*Directions:*
Retype only the lines running from the beginning of the entries below to the line with "plt.rcParams['mathtext.it'] = 'Liberation", both included. Do not include pictures.

[BEGIN Raw data]

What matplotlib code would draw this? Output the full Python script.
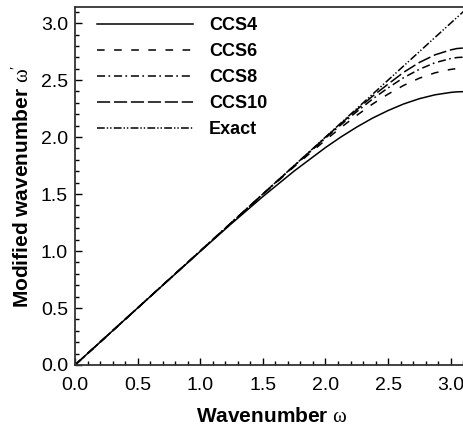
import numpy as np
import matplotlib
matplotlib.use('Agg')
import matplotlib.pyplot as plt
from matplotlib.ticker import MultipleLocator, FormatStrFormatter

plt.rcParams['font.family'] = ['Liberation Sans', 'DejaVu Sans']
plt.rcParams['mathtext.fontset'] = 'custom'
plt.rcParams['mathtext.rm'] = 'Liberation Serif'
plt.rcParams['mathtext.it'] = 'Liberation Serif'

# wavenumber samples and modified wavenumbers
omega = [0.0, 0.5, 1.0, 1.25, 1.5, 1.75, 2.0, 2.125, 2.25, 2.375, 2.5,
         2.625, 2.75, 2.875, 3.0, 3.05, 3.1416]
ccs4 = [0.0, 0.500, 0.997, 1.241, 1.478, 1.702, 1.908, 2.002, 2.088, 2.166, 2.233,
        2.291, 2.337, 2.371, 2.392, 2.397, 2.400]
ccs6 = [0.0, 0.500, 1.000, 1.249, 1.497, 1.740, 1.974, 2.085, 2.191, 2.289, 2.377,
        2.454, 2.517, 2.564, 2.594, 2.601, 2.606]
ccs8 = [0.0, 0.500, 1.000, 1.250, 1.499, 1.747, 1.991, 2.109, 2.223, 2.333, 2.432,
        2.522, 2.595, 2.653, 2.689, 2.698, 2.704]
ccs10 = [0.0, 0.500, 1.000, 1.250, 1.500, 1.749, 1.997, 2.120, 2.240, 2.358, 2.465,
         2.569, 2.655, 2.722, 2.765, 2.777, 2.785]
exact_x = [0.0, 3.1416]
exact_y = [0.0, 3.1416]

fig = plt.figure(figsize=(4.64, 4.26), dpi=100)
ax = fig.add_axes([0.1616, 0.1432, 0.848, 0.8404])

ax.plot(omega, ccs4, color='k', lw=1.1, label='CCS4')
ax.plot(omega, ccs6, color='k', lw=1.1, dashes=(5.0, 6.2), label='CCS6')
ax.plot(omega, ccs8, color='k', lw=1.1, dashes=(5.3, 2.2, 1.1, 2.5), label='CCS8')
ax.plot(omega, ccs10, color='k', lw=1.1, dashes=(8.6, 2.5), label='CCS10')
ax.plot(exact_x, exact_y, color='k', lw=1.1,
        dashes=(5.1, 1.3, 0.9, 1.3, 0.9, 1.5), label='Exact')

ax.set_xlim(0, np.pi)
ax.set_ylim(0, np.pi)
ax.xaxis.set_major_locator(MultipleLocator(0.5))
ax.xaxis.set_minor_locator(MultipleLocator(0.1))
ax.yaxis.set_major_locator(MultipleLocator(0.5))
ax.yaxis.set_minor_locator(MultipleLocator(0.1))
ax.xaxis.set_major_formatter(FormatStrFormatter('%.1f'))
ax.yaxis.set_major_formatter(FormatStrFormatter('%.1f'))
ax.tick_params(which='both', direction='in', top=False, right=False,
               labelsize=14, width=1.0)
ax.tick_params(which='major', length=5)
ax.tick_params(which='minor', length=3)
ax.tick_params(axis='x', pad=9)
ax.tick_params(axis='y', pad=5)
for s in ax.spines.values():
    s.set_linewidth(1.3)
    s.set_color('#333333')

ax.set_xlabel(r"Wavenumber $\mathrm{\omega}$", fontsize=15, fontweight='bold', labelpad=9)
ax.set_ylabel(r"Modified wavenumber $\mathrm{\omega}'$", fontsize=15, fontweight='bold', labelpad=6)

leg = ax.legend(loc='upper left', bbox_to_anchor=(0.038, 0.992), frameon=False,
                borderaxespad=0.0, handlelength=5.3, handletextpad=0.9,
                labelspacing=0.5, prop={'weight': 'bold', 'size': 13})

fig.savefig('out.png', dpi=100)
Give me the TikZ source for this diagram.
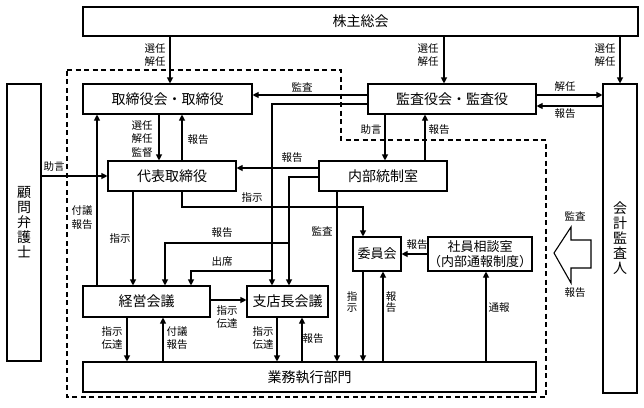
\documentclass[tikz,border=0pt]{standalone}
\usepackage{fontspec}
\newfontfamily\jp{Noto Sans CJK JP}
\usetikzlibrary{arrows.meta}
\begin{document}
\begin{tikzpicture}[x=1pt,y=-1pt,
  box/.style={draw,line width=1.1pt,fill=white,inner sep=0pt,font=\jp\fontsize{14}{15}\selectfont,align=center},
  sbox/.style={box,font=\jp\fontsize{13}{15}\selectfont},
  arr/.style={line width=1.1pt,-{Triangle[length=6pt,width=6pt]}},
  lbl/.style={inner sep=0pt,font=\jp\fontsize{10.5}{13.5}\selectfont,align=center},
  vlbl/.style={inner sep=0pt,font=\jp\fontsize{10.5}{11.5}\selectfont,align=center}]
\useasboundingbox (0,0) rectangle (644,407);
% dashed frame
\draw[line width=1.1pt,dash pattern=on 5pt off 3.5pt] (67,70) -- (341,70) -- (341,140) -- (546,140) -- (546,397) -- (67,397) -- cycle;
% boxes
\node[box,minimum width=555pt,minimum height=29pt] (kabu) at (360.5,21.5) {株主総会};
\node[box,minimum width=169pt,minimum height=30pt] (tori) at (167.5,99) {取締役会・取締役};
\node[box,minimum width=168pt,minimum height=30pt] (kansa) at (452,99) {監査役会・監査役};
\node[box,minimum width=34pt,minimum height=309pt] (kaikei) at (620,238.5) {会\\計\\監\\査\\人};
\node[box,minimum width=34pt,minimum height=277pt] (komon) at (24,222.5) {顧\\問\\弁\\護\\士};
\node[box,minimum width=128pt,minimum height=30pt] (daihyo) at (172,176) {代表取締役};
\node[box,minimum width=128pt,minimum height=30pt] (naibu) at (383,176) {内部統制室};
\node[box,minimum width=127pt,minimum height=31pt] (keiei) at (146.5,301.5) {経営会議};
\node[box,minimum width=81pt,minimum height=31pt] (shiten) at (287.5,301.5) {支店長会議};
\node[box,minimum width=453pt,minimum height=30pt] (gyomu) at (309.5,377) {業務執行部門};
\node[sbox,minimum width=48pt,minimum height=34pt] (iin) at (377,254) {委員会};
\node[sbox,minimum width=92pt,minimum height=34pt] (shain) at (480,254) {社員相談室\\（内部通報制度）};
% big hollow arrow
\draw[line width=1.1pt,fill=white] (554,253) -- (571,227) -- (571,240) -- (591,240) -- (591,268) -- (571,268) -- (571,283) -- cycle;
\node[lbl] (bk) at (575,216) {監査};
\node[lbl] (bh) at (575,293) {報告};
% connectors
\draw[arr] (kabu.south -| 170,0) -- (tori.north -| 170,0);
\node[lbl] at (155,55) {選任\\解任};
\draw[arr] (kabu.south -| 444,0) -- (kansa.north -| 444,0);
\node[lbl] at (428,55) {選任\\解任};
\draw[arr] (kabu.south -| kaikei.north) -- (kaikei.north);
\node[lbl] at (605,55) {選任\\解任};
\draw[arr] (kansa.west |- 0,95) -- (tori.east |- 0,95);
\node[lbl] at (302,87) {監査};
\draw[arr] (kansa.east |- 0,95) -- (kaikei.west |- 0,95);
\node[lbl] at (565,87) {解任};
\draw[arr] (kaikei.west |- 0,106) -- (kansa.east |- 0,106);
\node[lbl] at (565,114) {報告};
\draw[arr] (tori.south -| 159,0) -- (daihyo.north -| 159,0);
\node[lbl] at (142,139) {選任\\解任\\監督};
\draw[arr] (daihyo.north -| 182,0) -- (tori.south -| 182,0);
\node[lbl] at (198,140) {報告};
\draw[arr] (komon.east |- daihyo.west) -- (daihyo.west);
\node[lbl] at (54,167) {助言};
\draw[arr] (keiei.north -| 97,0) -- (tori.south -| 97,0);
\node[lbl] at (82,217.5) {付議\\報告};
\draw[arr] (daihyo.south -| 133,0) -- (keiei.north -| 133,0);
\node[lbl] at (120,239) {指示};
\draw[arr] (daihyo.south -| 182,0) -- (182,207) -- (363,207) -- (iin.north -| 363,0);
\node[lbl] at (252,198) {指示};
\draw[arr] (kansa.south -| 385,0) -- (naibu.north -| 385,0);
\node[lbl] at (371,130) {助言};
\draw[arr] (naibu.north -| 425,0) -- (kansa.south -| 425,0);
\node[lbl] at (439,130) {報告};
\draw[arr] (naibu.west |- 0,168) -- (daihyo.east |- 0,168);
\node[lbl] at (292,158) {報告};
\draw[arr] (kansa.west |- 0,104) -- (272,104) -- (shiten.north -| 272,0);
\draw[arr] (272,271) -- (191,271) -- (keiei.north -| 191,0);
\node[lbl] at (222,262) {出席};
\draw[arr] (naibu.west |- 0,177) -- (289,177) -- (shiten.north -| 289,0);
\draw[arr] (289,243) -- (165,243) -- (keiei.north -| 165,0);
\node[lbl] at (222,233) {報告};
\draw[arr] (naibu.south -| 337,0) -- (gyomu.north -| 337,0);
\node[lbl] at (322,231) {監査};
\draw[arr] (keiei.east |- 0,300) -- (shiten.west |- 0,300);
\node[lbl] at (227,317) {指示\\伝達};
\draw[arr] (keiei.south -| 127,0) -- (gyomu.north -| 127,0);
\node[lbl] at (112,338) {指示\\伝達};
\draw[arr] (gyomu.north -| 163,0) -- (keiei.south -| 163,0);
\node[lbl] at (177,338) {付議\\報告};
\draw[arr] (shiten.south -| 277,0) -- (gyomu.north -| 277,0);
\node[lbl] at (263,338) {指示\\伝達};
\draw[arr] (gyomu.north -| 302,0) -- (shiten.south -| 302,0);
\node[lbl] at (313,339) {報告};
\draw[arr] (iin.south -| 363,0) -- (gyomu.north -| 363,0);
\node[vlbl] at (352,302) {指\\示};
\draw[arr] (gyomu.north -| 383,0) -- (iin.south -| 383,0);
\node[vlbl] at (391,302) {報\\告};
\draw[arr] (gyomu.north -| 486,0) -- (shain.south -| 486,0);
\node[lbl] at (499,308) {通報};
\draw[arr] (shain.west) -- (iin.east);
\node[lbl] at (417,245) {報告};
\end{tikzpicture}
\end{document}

[END Raw data]

*Result of this exercise:*
What matplotlib code would draw this? Output the full Python script.
import numpy as np
import matplotlib
matplotlib.use('Agg')
import matplotlib.pyplot as plt
from matplotlib.ticker import MultipleLocator, FormatStrFormatter

plt.rcParams['font.family'] = ['Liberation Sans', 'DejaVu Sans']
plt.rcParams['mathtext.fontset'] = 'custom'
plt.rcParams['mathtext.rm'] = 'Liberation Serif'
plt.rcParams['mathtext.it'] = 'Liberation Serif'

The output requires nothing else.